The Marshmallow Challenge
I recently ran across a short TED talk about a team-building exercise where teams of four are challenged to build a free-standing tower using only dry spaghetti, tape, and a marshmallow. The team with the tallest stable tower wins.
Tom Wujec, the speaker, has facilitated this exercise over 70 times with a wide variety of people. His talk focuses on which groups consistently perform poorly (recent business school graduates) and which groups perform well (children in kindergarten). He’s got some great explanations of why this is and how to apply this information to other design challenges. It’s a fun talk, and worth watching.

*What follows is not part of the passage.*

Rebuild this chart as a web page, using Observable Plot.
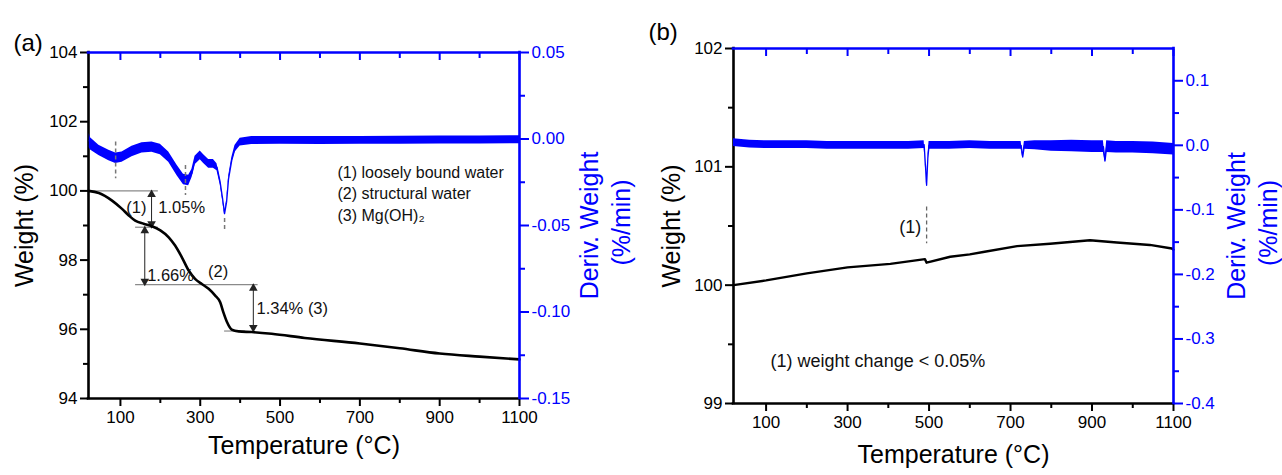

I ran a similar challenge with a group of 20 designer colleagues at Nokia. I used slightly different rules: no marshmallow, and instead of building a vertical tower, teams had to build a horizontal cantilever off their table.

The purpose of the exercise was to build cross-team relationships and foster a design community across multiple organizational silos. This group of designers would go on to meet monthly as a design community, and this initial exercise helped break the ice and begin relationships. Ironically, as the facilitator, all the participants knew me, but the challenge didn’t let me get to know many of them!
Over a year later, I ran into a designer who had participated in the challenge. He said it was the most memorable design meeting out of the lot and that his co-workers still brought it up.
Watching the TED talk has inspired me to run the challenge again, and I highly recommend it to any group searching for a fun team-building exercise.